I only requested one thing in the delivery room, that was my fan!! My mom brought it. I elected to not get an epidural right away because I felt the contractions were manageable. As the news spread that I was in labor, friends and family started to show up. I was laboring well, sitting on the ball, letting people come in and talk to me, until everyone started bringing McDonald’s in my room. Back then there was a McDonald’s in the hospital. The smell of it, was grossing me out. I labored for a few hours, my doctor broke my water. Then the nurse came to tell me the anesthesiologist was on the maternity floor. Back then, there was only one for the whole hospital. I was at 6 or 7 centimeters. She stated that this might be my last chance to get one, so if I was considering it at all, to do it now. I did it! Let me tell ya, I was not expecting to not be able to feel my feet and my toes. That freaked me out and I instantly regretted it. Although, it gave me time to relax and “rest.” At around 8:00pm, I was alerted by the monitor that Aria’s heart rate was dropping. I immediately freaked out. However, the nurse said, it could be because I was at 10 centimeters and she was in the birth canal. She checked me and that was it! It was time. She called my doctor, who wasn’t there yet. I laid there for 45 minutes waiting for my doctor to arrive.

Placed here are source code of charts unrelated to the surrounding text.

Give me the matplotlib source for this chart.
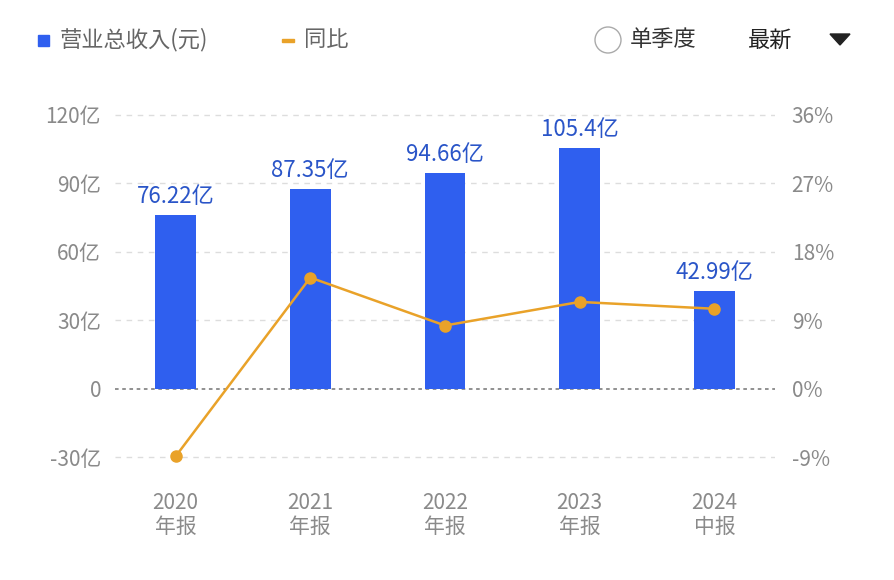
import matplotlib
matplotlib.use("Agg")
import matplotlib.pyplot as plt
from matplotlib import font_manager as fm

cjk = [f.name for f in fm.fontManager.ttflist if 'CJK' in f.name]
pref = [n for n in ["Noto Sans CJK SC", "Noto Sans CJK JP"] if n in cjk] or cjk
plt.rcParams['font.family'] = 'sans-serif'
plt.rcParams['font.sans-serif'] = pref + ['DejaVu Sans']

categories = ["2020\n年报", "2021\n年报", "2022\n年报", "2023\n年报", "2024\n中报"]
revenue = [76.22, 87.35, 94.66, 105.4, 42.99]
rev_labels = ["76.22亿", "87.35亿", "94.66亿", "105.4亿", "42.99亿"]
yoy = [-8.9, 14.6, 8.3, 11.4, 10.5]
left_ticks = [-30, 0, 30, 60, 90, 120]
left_labels = ["-30亿", "0", "30亿", "60亿", "90亿", "120亿"]
right_ticks = [-9, 0, 9, 18, 27, 36]
right_labels = ["-9%", "0%", "9%", "18%", "27%", "36%"]

W, H = 895, 580
fig = plt.figure(figsize=(W/100, H/100), dpi=100)
ax = fig.add_axes([115/W, 0.2, 660/W, 0.614])
bar_c = "#2f5fef"; line_c = "#e9a229"; grey = "#8a8a8a"

x = list(range(len(categories)))
ax.bar(x, revenue, width=0.3, color=bar_c, zorder=2)
for xi, v, t in zip(x, revenue, rev_labels):
    ax.text(xi, v + 3, t, ha='center', va='bottom', fontsize=16, color="#2a55c8")
ax.set_ylim(-33, 123)
ax.set_xlim(-0.45, 4.45)
ax.set_yticks(left_ticks)
ax.set_yticklabels(left_labels)
for t in left_ticks:
    if t == 0:
        ax.axhline(0, color="#888888", ls=(0, (2, 2)), lw=1.3, zorder=1)
    else:
        ax.axhline(t, color="#dddddd", ls=(0, (4, 4)), lw=1, zorder=1)
ax.set_xticks(x)
ax.set_xticklabels(categories, fontsize=15, color=grey, linespacing=1.1)
ax.tick_params(axis='y', labelsize=15, colors=grey, length=0, pad=10)
ax.tick_params(axis='x', length=0, pad=20)
for s in ax.spines.values():
    s.set_visible(False)

ax2 = ax.twinx()
ax2.set_ylim(-33*0.3, 123*0.3)
ax2.plot(x, yoy, color=line_c, lw=1.8, marker='o', ms=8, zorder=3)
ax2.set_yticks(right_ticks)
ax2.set_yticklabels(right_labels)
ax2.tick_params(axis='y', labelsize=15, colors=grey, length=0, pad=12)
for s in ax2.spines.values():
    s.set_visible(False)

fig.patches.append(matplotlib.patches.Rectangle((38/W, 1-46/H), 11/W, 11/H, transform=fig.transFigure, color=bar_c))
fig.text(60/W, 1-40/H, "营业总收入(元)", fontsize=16, color="#666666", va='center')
fig.patches.append(matplotlib.patches.Rectangle((282/W, 1-42/H), 12/W, 3/H, transform=fig.transFigure, color=line_c))
fig.text(304/W, 1-40/H, "同比", fontsize=16, color="#666666", va='center')
fig.patches.append(matplotlib.patches.Ellipse((608/W, 1-40/H), 26/W, 26/H, transform=fig.transFigure, fill=False, ec="#aaaaaa", lw=1))
fig.text(630/W, 1-40/H, "单季度", fontsize=16, color="#333333", va='center')
fig.text(748/W, 1-40/H, "最新", fontsize=16, color="#222222", va='center')
fig.patches.append(matplotlib.patches.Polygon([(830/W, 1-34/H), (850/W, 1-34/H), (840/W, 1-45/H)], closed=True, transform=fig.transFigure, color="#222222"))

fig.savefig("out.png", dpi=100)
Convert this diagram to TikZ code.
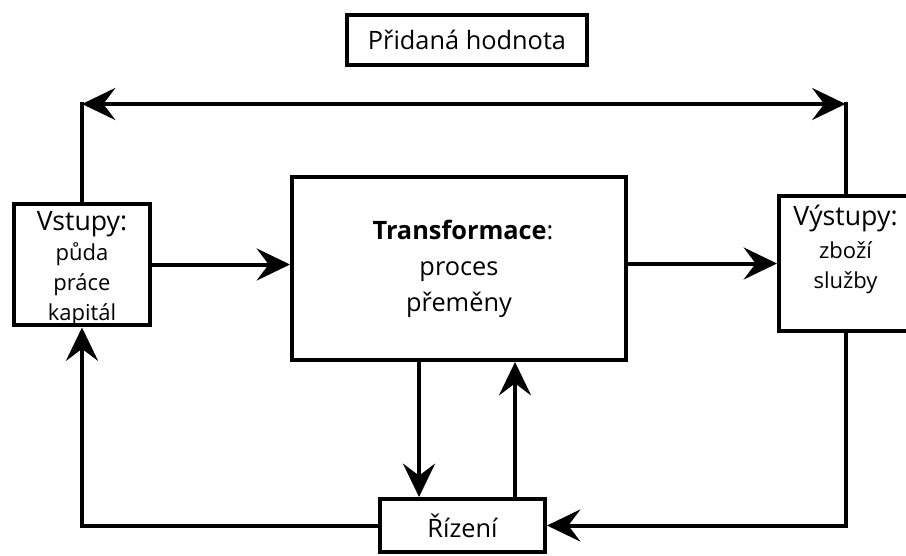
\documentclass[tikz,border=0pt]{standalone}
\usepackage{fontspec}
\setmainfont{Open Sans}
\usetikzlibrary{arrows.meta}
\tikzstyle{flowBox} = [shape=rectangle, draw=black, text=black, line width=3pt,
	align=center, fill=white, inner sep=0pt]
\tikzstyle{flowArrow} = [line width=3pt, >={Stealth[length=25pt,width=24pt,inset=9pt]}, ->, draw=black]
\tikzstyle{flowLine} = [line width=3pt, line cap=rect, draw=black]
\newcommand{\bigtext}{\fontsize{19}{23}\selectfont}
\newcommand{\smalltext}{\fontsize{16.5}{22.5}\selectfont}

\begin{document}
\begin{tikzpicture}[x=0.75pt, y=-0.75pt]
	\useasboundingbox (0,0) rectangle (906,556);
	\node (Value) at (467,40) [flowBox, minimum width=180pt, minimum height=37.5pt, font=\bigtext] {Přidaná hodnota};

	\node (Inputs) at (82,264.5) [flowBox, minimum width=102pt, minimum height=90.75pt, font=\smalltext]
		{{\fontsize{20}{24}\selectfont\rule{0pt}{20pt}Vstupy:}\\[0pt] půda\\ práce\\ kapitál};
	\node (Transform) at (459,268.5) [flowBox, minimum width=250.5pt, minimum height=137.25pt, font=\bigtext]
		{\hspace*{6pt}\textbf{Transformace}:\\[4pt] proces\\[4pt] přeměny};
	\node (Outputs) at (845.5,263.5) [flowBox, minimum width=99.75pt, minimum height=92.25pt, font=\smalltext]
		{{\fontsize{20}{24}\selectfont\rule{0pt}{22pt}Výstupy:}\\[2pt] zboží\\ služby\rule[-32pt]{0pt}{0pt}};
	\node (Control) at (462.5,525.5) [flowBox, minimum width=123.75pt, minimum height=39.75pt, font=\bigtext] {Řízení};

	% vazby mezi bloky
	\draw [flowArrow] (Inputs.east) -- (Inputs.east -| Transform.west);
	\draw [flowArrow] (Transform.east |- Outputs.west) -- (Outputs.west);

	\coordinate (TopLeft) at (Inputs.north |- 0,104);
	\coordinate (TopRight) at (Outputs.north |- 0,104);
	\draw [flowLine] (Inputs.north) -- (TopLeft);
	\draw [flowLine] (Outputs.north) -- (TopRight);
	\draw [flowArrow, <->] (TopLeft) -- (TopRight);

	\coordinate (DownArrow) at ([xshift=-32.6pt]Control.north);
	\coordinate (UpArrow) at ([xshift=39.4pt]Control.north);
	\draw [flowArrow] (DownArrow |- Transform.south) -- (DownArrow);
	\draw [flowArrow] (UpArrow) -- (UpArrow |- Transform.south);

	\draw [flowArrow] (Control.west) -| (Inputs.south);
	\draw [flowArrow] (Outputs.south) |- (Control.east);
\end{tikzpicture}
\end{document}
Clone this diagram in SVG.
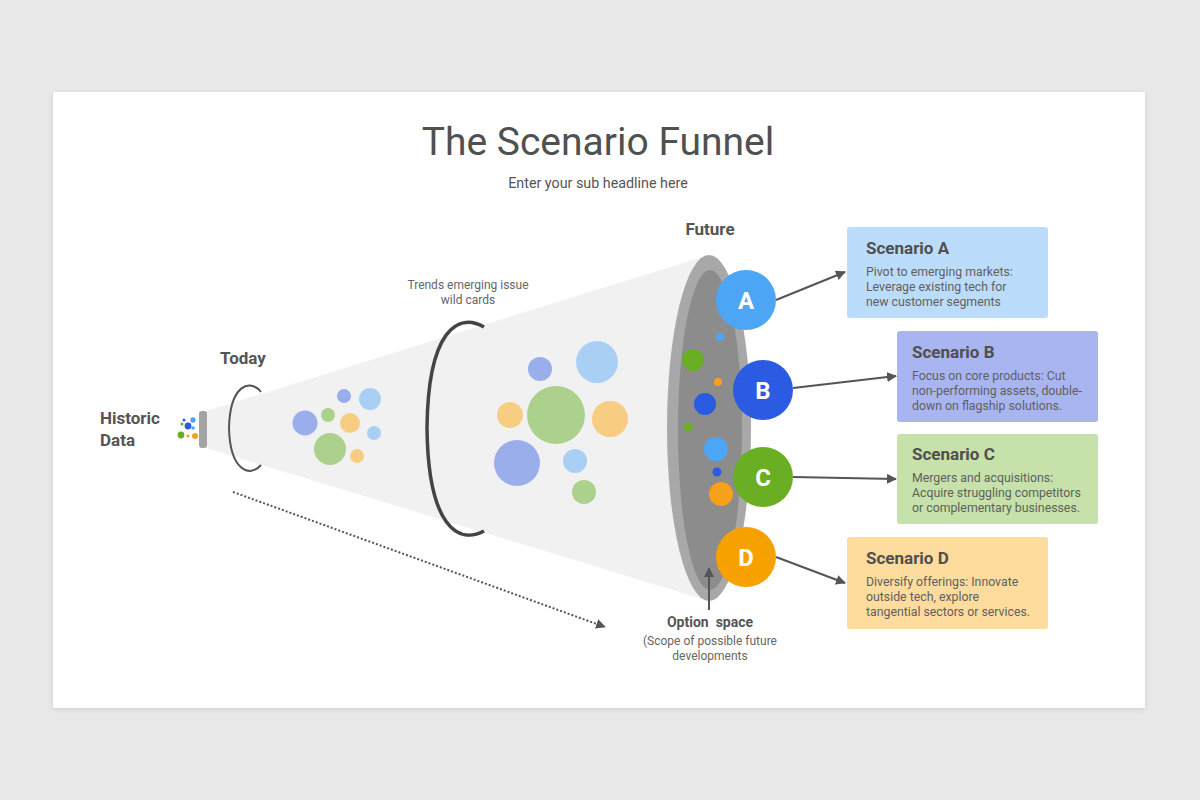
<svg xmlns="http://www.w3.org/2000/svg" width="1200" height="800" viewBox="0 0 1200 800">
  <defs>
    <style>
      text { font-family: Roboto, "Liberation Sans", sans-serif; }
      .title { font-size: 39px; fill: #505050; }
      .sub { font-size: 14.3px; fill: #555; }
      .lbl { font-size: 17px; font-weight: bold; fill: #555; }
      .small { font-size: 12px; fill: #666; }
      .stitle { font-size: 17px; font-weight: bold; fill: #4f4f4f; }
      .sdesc { font-size: 12.3px; fill: #5f5f5f; }
      .letter { font-size: 24px; font-weight: bold; fill: #fff; }
      .conn { stroke: #555; stroke-width: 2; fill: none; }
    </style>
    <marker id="arr" viewBox="0 0 10 10" refX="9" refY="5" markerWidth="5" markerHeight="5" orient="auto">
      <path d="M0,0 L10,5 L0,10 z" fill="#555"/>
    </marker>
    <filter id="sh" x="-5%" y="-5%" width="110%" height="110%">
      <feDropShadow dx="0" dy="1" stdDeviation="2" flood-color="#000" flood-opacity="0.12"/>
    </filter>
  </defs>

  <rect width="1200" height="800" fill="#e9e8e9"/>
  <rect x="53" y="92" width="1092" height="616" fill="#ffffff" filter="url(#sh)"/>

  <g id="header">
    <text class="title" x="598" y="155" text-anchor="middle">The Scenario Funnel</text>
    <text class="sub" x="598" y="188" text-anchor="middle">Enter your sub headline here</text>
  </g>

  <g id="funnel">
    <polygon points="203,412 709,255 709,601 203,447" fill="#f1f1f1"/>
    <rect x="199" y="411" width="8" height="37" rx="3" fill="#a3a3a3"/>
    <ellipse cx="709" cy="428" rx="42" ry="173" fill="#a8a8a8"/>
    <ellipse cx="710" cy="430" rx="32" ry="160" fill="#8c8c8c"/>
  </g>

  <g id="historic">
    <text class="lbl" x="100" y="424">Historic</text>
    <text class="lbl" x="100" y="446">Data</text>
    <circle cx="193" cy="420" r="2.7" fill="#4da6f5"/>
    <circle cx="188" cy="426" r="3.4" fill="#2a5be2"/>
    <circle cx="184" cy="420" r="1.5" fill="#2a5be2"/>
    <circle cx="182" cy="424" r="1.5" fill="#6aae23"/>
    <circle cx="193" cy="428" r="1.8" fill="#4da6f5"/>
    <circle cx="181" cy="435" r="3.4" fill="#6aae23"/>
    <circle cx="188" cy="436" r="1.6" fill="#f7a11a"/>
    <circle cx="195" cy="436" r="3" fill="#f7a11a"/>
  </g>

  <g id="today">
    <text class="lbl" x="243" y="364" text-anchor="middle" font-size="17.5">Today</text>
    <path d="M261,392 C250,378 230,385 229,428 C230,471 250,478 261,465" fill="none" stroke="#555" stroke-width="2"/>
    <circle cx="305" cy="423" r="12.5" fill="#99aeea"/>
    <circle cx="328" cy="415" r="7" fill="#abd18d"/>
    <circle cx="344" cy="396" r="7" fill="#99aeea"/>
    <circle cx="370" cy="399" r="11" fill="#a9cff5"/>
    <circle cx="350" cy="423" r="10" fill="#f7cd82"/>
    <circle cx="374" cy="433" r="7" fill="#a9cff5"/>
    <circle cx="330" cy="449" r="16" fill="#abd18d"/>
    <circle cx="357" cy="456" r="7" fill="#f7cd82"/>
  </g>

  <g id="trends">
    <text class="small" x="468" y="289" text-anchor="middle">Trends emerging issue</text>
    <text class="small" x="468" y="304" text-anchor="middle">wild cards</text>
    <path d="M484,327 C458,312 428,330 427,428 C428,526 458,545 484,531" fill="none" stroke="#444" stroke-width="3.5"/>
    <circle cx="540" cy="369" r="12" fill="#99aeea"/>
    <circle cx="597" cy="362" r="21" fill="#a9cff5"/>
    <circle cx="510" cy="415" r="13" fill="#f7cd82"/>
    <circle cx="556" cy="415" r="29" fill="#abd18d"/>
    <circle cx="610" cy="419" r="18" fill="#f7cd82"/>
    <circle cx="517" cy="463" r="23" fill="#99aeea"/>
    <circle cx="575" cy="461" r="12" fill="#a9cff5"/>
    <circle cx="584" cy="492" r="12" fill="#abd18d"/>
  </g>

  <g id="future-dots">
    <circle cx="720" cy="337" r="4" fill="#4da6f5"/>
    <circle cx="693" cy="360" r="11" fill="#6aae23"/>
    <circle cx="718" cy="382" r="4" fill="#f7a11a"/>
    <circle cx="705" cy="404" r="11" fill="#2a5be2"/>
    <circle cx="688" cy="427" r="4.5" fill="#6aae23"/>
    <circle cx="716" cy="449" r="12" fill="#4da6f5"/>
    <circle cx="717" cy="472" r="4.5" fill="#2a5be2"/>
    <circle cx="721" cy="494" r="12" fill="#f7a11a"/>
  </g>

  <g id="future-label">
    <text class="lbl" x="710" y="235" text-anchor="middle">Future</text>
  </g>

  <g id="option-space">
    <text x="710" y="627" text-anchor="middle" font-size="14" font-weight="bold" fill="#555" xml:space="preserve">Option  space</text>
    <text class="small" x="710" y="645" text-anchor="middle" fill="#777">(Scope of possible future</text>
    <text class="small" x="710" y="660" text-anchor="middle" fill="#777">developments</text>
  </g>

  <g id="connectors">
    <line class="conn" x1="233" y1="492" x2="605" y2="627" stroke-dasharray="2 2" marker-end="url(#arr)"/>
    <line class="conn" x1="709" y1="610" x2="709" y2="568" marker-end="url(#arr)"/>
    <line class="conn" x1="776" y1="300" x2="845" y2="272" marker-end="url(#arr)"/>
    <line class="conn" x1="793" y1="388" x2="896" y2="376" marker-end="url(#arr)"/>
    <line class="conn" x1="793" y1="477" x2="896" y2="479" marker-end="url(#arr)"/>
    <line class="conn" x1="776" y1="557" x2="845" y2="583" marker-end="url(#arr)"/>
  </g>

  <g id="circle-A">
    <circle cx="746" cy="300" r="30" fill="#4da6f5"/>
    <text class="letter" x="746" y="309" text-anchor="middle">A</text>
  </g>
  <g id="circle-B">
    <circle cx="763" cy="390" r="30" fill="#2a5be2"/>
    <text class="letter" x="763" y="399" text-anchor="middle">B</text>
  </g>
  <g id="circle-C">
    <circle cx="763" cy="477" r="30" fill="#6aae23"/>
    <text class="letter" x="763" y="486" text-anchor="middle">C</text>
  </g>
  <g id="circle-D">
    <circle cx="746" cy="557" r="30" fill="#f7a100"/>
    <text class="letter" x="746" y="566" text-anchor="middle">D</text>
  </g>

  <g id="scenario-A">
    <rect x="847" y="227" width="201" height="91" rx="3" fill="#bcdcfb"/>
    <text class="stitle" x="866" y="254">Scenario A</text>
    <text class="sdesc" x="866" y="276">Pivot to emerging markets:</text>
    <text class="sdesc" x="866" y="291">Leverage existing tech for</text>
    <text class="sdesc" x="866" y="306">new customer segments</text>
  </g>
  <g id="scenario-B">
    <rect x="897" y="331" width="201" height="91" rx="3" fill="#a9b5f1"/>
    <text class="stitle" x="912" y="358">Scenario B</text>
    <text class="sdesc" x="912" y="380">Focus on core products: Cut</text>
    <text class="sdesc" x="912" y="395">non-performing assets, double-</text>
    <text class="sdesc" x="912" y="410">down on flagship solutions.</text>
  </g>
  <g id="scenario-C">
    <rect x="897" y="434" width="201" height="90" rx="3" fill="#c6e1a9"/>
    <text class="stitle" x="912" y="460">Scenario C</text>
    <text class="sdesc" x="912" y="482">Mergers and acquisitions:</text>
    <text class="sdesc" x="912" y="497">Acquire struggling competitors</text>
    <text class="sdesc" x="912" y="512">or complementary businesses.</text>
  </g>
  <g id="scenario-D">
    <rect x="847" y="537" width="201" height="92" rx="3" fill="#fddc9d"/>
    <text class="stitle" x="866" y="564">Scenario D</text>
    <text class="sdesc" x="866" y="586">Diversify offerings: Innovate</text>
    <text class="sdesc" x="866" y="601">outside tech, explore</text>
    <text class="sdesc" x="866" y="616">tangential sectors or services.</text>
  </g>
</svg>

At that point, all my immediate family was there, all of Rico’s immediate family was there, along with our closest friends. We had about 30 people in the waiting room. Finally, the doctor got there and it was time to push around, 9:45pm. In the room, was my mother, Ashlee, Amy(my step mom), Rico, and my dad who stood behind the curtain pacing. I pushed for about an hour and Aria was born at 10:52pm, Monday, March 21st. It was the only day in our large family pool that no one picked. She picked her own day. People were waiting outside the delivery room and ran in as soon as they heard Aria make noise. The doctor yelled and kicked them all out.
She was perfect, 6 lbs 9oz( just like me) and 21 inches. I remember putting her in front of me and studying her. Counted all her fingers and toes. Looked at her perfect little ears, nose, and lips. She was finally here. She was alert from the second she came out. Bright eyed and checking out the world. She didn’t cry, she just squeaked. Life was brand new. I immediately forgot what life was like prior to her arrival. She was everything……
She would then want me to go on to tell the story about how she named herself. I’m pretty sure I told you all that story already.
Aria Joy, you are so missed and I celebrate you everyday, but, March 21st will forever be the day I received the greatest gift in the world. I hope Jesus can tell you your birth story from his perspective. I miss you so much. I wish I could spend tomorrow with you more than anything. But, I know you will have the best 15th birthday party up in heaven. I love you!!